The image is built and validated for:
linux/amd64
linux/arm64
The image intentionally does not bundle GenomeScope 2.0, Merqury, bcftools, tabix, wigToBigWig, R plotting dependencies, aligners, or variant callers. Those are separate workflow steps and should be composed with other TAFFISH apps or local tools when needed.

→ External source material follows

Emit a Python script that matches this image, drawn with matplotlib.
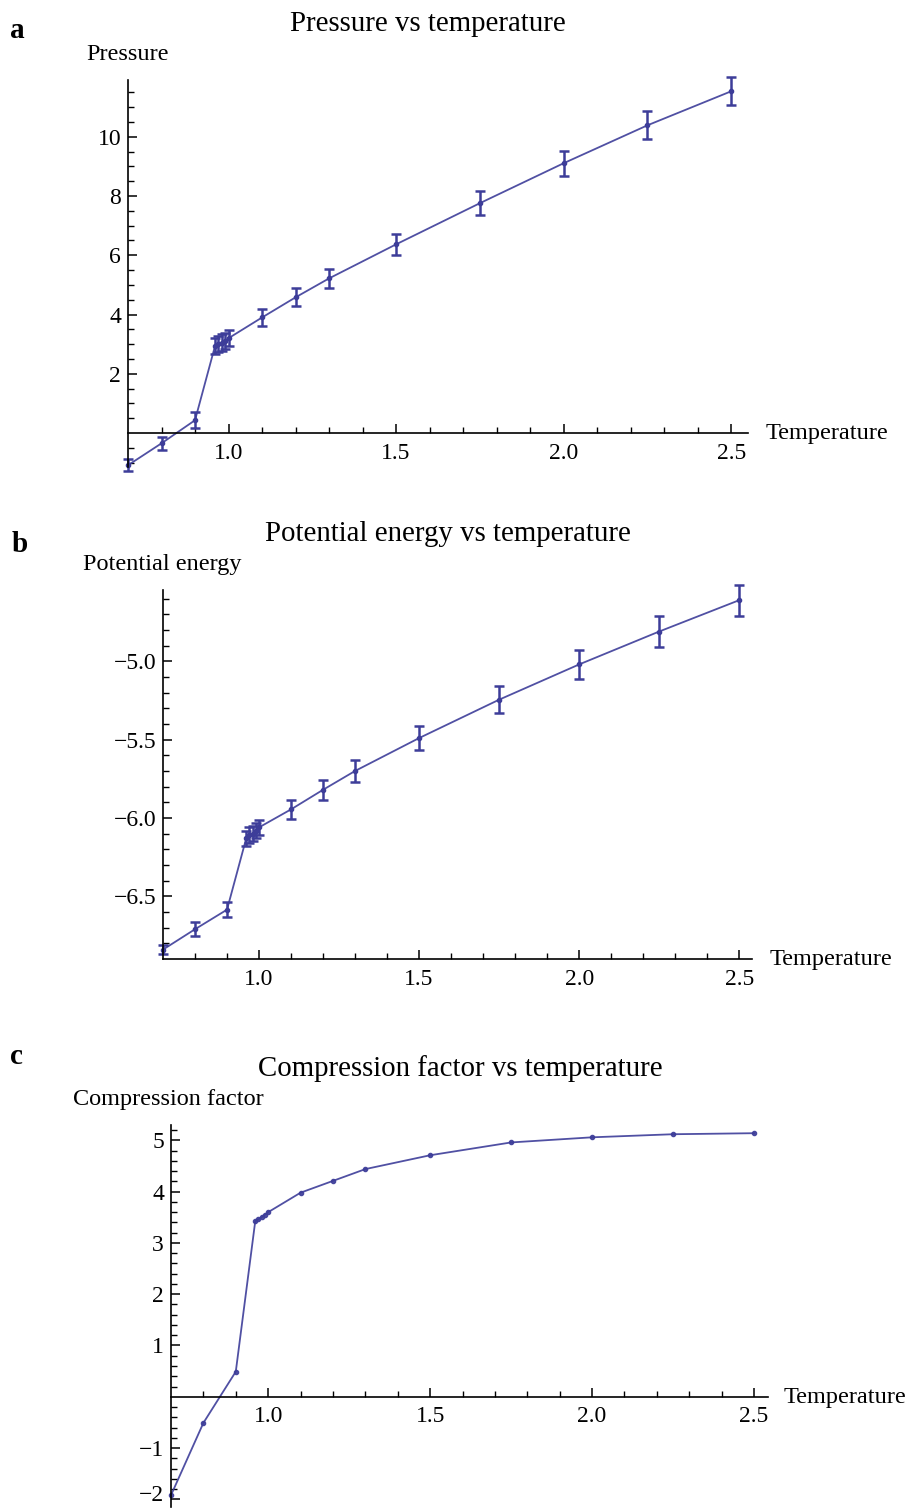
import matplotlib
matplotlib.use("Agg")
import matplotlib.pyplot as plt
from matplotlib.ticker import FixedLocator, FixedFormatter
from matplotlib.transforms import ScaledTranslation

plt.rcParams['font.family'] = ['Liberation Serif', 'DejaVu Serif']

# ---- data ----
temperature = [0.7, 0.8, 0.9, 0.96, 0.97, 0.98, 0.99, 1.0, 1.1, 1.2, 1.3, 1.5, 1.75, 2.0, 2.25, 2.5]
pressure = [-1.09, -0.35, 0.43, 2.95, 3.0, 3.05, 3.1, 3.2, 3.9, 4.58, 5.22, 6.37, 7.76, 9.11, 10.39, 11.54]
pressure_err = [0.2, 0.22, 0.27, 0.27, 0.27, 0.28, 0.28, 0.28, 0.3, 0.3, 0.33, 0.35, 0.4, 0.42, 0.47, 0.47]
energy = [-6.84, -6.71, -6.585, -6.13, -6.11, -6.10, -6.08, -6.06, -5.945, -5.82, -5.70, -5.49, -5.245, -5.02, -4.81, -4.61]
energy_err = [0.03, 0.045, 0.05, 0.05, 0.05, 0.05, 0.05, 0.05, 0.06, 0.065, 0.07, 0.075, 0.085, 0.09, 0.1, 0.1]
compression = [-1.92, -0.51, 0.49, 3.42, 3.46, 3.5, 3.55, 3.6, 3.98, 4.21, 4.44, 4.71, 4.96, 5.06, 5.12, 5.14]

x_major = [1.0, 1.5, 2.0, 2.5]
x_major_labels = ["1.0", "1.5", "2.0", "2.5"]
x_minor = [0.8, 0.9, 1.1, 1.2, 1.3, 1.4, 1.6, 1.7, 1.8, 1.9, 2.1, 2.2, 2.3, 2.4, 2.6]

a_y_major = [2, 4, 6, 8, 10]
a_y_labels = ["2", "4", "6", "8", "10"]
a_y_minor = [-1.0, -0.5, 0.5, 1.0, 1.5, 2.5, 3.0, 3.5, 4.5, 5.0, 5.5, 6.5, 7.0, 7.5, 8.5, 9.0, 9.5, 10.5, 11.0, 11.5]

b_y_major = [-6.5, -6.0, -5.5, -5.0]
b_y_labels = ["\u22126.5", "\u22126.0", "\u22125.5", "\u22125.0"]
b_y_minor = [-6.8, -6.7, -6.6, -6.4, -6.3, -6.2, -6.1, -5.9, -5.8, -5.7, -5.6, -5.4, -5.3, -5.2, -5.1,
             -4.9, -4.8, -4.7, -4.6]

c_y_major = [-2, -1, 1, 2, 3, 4, 5]
c_y_labels = ["\u22122", "\u22121", "1", "2", "3", "4", "5"]
c_y_minor = [-1.8, -1.6, -1.4, -1.2, -0.8, -0.6, -0.4, -0.2, 0.2, 0.4, 0.6, 0.8, 1.2, 1.4, 1.6, 1.8,
             2.2, 2.4, 2.6, 2.8, 3.2, 3.4, 3.6, 3.8, 4.2, 4.4, 4.6, 4.8, 5.2]

W, H = 912, 1508
COL = '#3d3d99'
TICK_FS = 17
LABEL_FS = 17.5
TITLE_FS = 20.8

fig = plt.figure(figsize=(W / 100, H / 100), dpi=100)


def make_axes(left_px, right_px, top_px, bottom_px):
    return fig.add_axes([left_px / W, 1 - bottom_px / H, (right_px - left_px) / W, (bottom_px - top_px) / H])


def style(ax, xlim, ylim, xzero, ymaj, ylab, ymin):
    ax.set_xlim(*xlim)
    ax.set_ylim(*ylim)
    ax.spines['top'].set_visible(False)
    ax.spines['right'].set_visible(False)
    ax.spines['bottom'].set_position(('data', xzero))
    for s in ('left', 'bottom'):
        ax.spines[s].set_linewidth(1.2)
    ax.xaxis.set_major_locator(FixedLocator(x_major))
    ax.xaxis.set_major_formatter(FixedFormatter(x_major_labels))
    ax.xaxis.set_minor_locator(FixedLocator(x_minor))
    ax.yaxis.set_major_locator(FixedLocator(ymaj))
    ax.yaxis.set_major_formatter(FixedFormatter(ylab))
    ax.yaxis.set_minor_locator(FixedLocator(ymin))
    ax.tick_params(which='major', direction='in', length=6.5, width=1.1, labelsize=TICK_FS)
    ax.tick_params(which='minor', direction='in', length=4, width=1.0)
    ax.tick_params(axis='x', which='major', pad=7)
    ax.tick_params(axis='y', which='major', pad=5)
    ax.patch.set_visible(False)


# ---- panel a ----
axa = make_axes(128, 748, 80, 467)
axa.plot(temperature, pressure, color=COL, lw=1.3, alpha=0.9, clip_on=False)
axa.errorbar(temperature, pressure, yerr=pressure_err, fmt='o', ms=3, color=COL, ecolor=COL,
             elinewidth=1.8, capsize=3.5, capthick=1.8, clip_on=False)
style(axa, (0.7, 2.55), (-1.15, 11.92), 0, a_y_major, a_y_labels, a_y_minor)

# ---- panel b ----
axb = make_axes(163, 752, 590, 959)
axb.plot(temperature, energy, color=COL, lw=1.3, alpha=0.9, clip_on=False)
axb.errorbar(temperature, energy, yerr=energy_err, fmt='o', ms=3, color=COL, ecolor=COL,
             elinewidth=1.8, capsize=3.5, capthick=1.8, clip_on=False)
style(axb, (0.7, 2.54), (-6.9, -4.545), -6.9, b_y_major, b_y_labels, b_y_minor)

# ---- panel c ----
axc = make_axes(171, 768, 1125, 1507)
axc.plot(temperature, compression, color=COL, lw=1.3, marker='o', ms=3, alpha=0.9, clip_on=False)
style(axc, (0.7, 2.543), (-2.15, 5.3), 0, c_y_major, c_y_labels, c_y_minor)

# nudge the bottom label of panel c up so it stays inside the picture
fig.canvas.draw()
for lbl in axc.get_yticklabels():
    if lbl.get_text() == "\u22122":
        lbl.set_transform(lbl.get_transform() + ScaledTranslation(0, 6 / 100, fig.dpi_scale_trans))

# ---- texts ----
def ftext(xp, yp, s, **kw):
    fig.text(xp / W, 1 - yp / H, s, **kw)

ftext(428, 24, "Pressure vs temperature", ha='center', va='center', fontsize=TITLE_FS)
ftext(448, 534, "Potential energy vs temperature", ha='center', va='center', fontsize=TITLE_FS)
ftext(460, 1069, "Compression factor vs temperature", ha='center', va='center', fontsize=TITLE_FS)

ftext(128, 54, "Pressure", ha='center', va='center', fontsize=LABEL_FS)
ftext(162, 565, "Potential energy", ha='center', va='center', fontsize=LABEL_FS)
ftext(168, 1100, "Compression factor", ha='center', va='center', fontsize=LABEL_FS)

ftext(766, 434, "Temperature", ha='left', va='center', fontsize=LABEL_FS)
ftext(770, 960, "Temperature", ha='left', va='center', fontsize=LABEL_FS)
ftext(784, 1398, "Temperature", ha='left', va='center', fontsize=LABEL_FS)

ftext(10, 30, "a", ha='left', va='center', fontsize=21, fontweight='bold')
ftext(12, 545, "b", ha='left', va='center', fontsize=21, fontweight='bold')
ftext(10, 1057, "c", ha='left', va='center', fontsize=21, fontweight='bold')

fig.savefig("out.png", dpi=100)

The TAFFISH smoke metadata checks:
exist: merfin, meryl, gzip, bzip2, xz
test: packaged Merfin version file reports 1.1
test: packaged meryl submodule commit matches the upstream v1.1 gitlink
test: merfin --version and vendored meryl --version report merfin 1.1
test: Merfin usage exposes v1.1 polishing modes such as -loose and -strict
test: meryl help is available
test: merfin links against libgomp for OpenMP runtime support
test: a tiny offline FASTA can be counted with meryl and analyzed by
merfin -hist, producing a non-empty histogram and Merfin QV* summary
This smoke test validates the container, command wiring, meryl database creation, and a minimal Merfin histogram path. It does not validate biological polishing accuracy, large-genome memory behavior, fitted probability tables, or variant filtering on real VCF inputs.
- Project: Merfin
- Source: https://github.com/arangrhie/merfin
- Release: https://github.com/arangrhie/merfin/releases/tag/v1.1
- Wiki: https://github.com/arangrhie/merfin/wiki/Best-practices-for-Merfin
- License: Apache-2.0
- Citation: Formenti et al. 2022, doi:10.1038/s41592-022-01445-y, PMID:35361932
The repository wrapper files are licensed under Apache-2.0. Upstream Merfin, meryl, meryl-utility, bundled source files, and related scripts are distributed under their own upstream terms.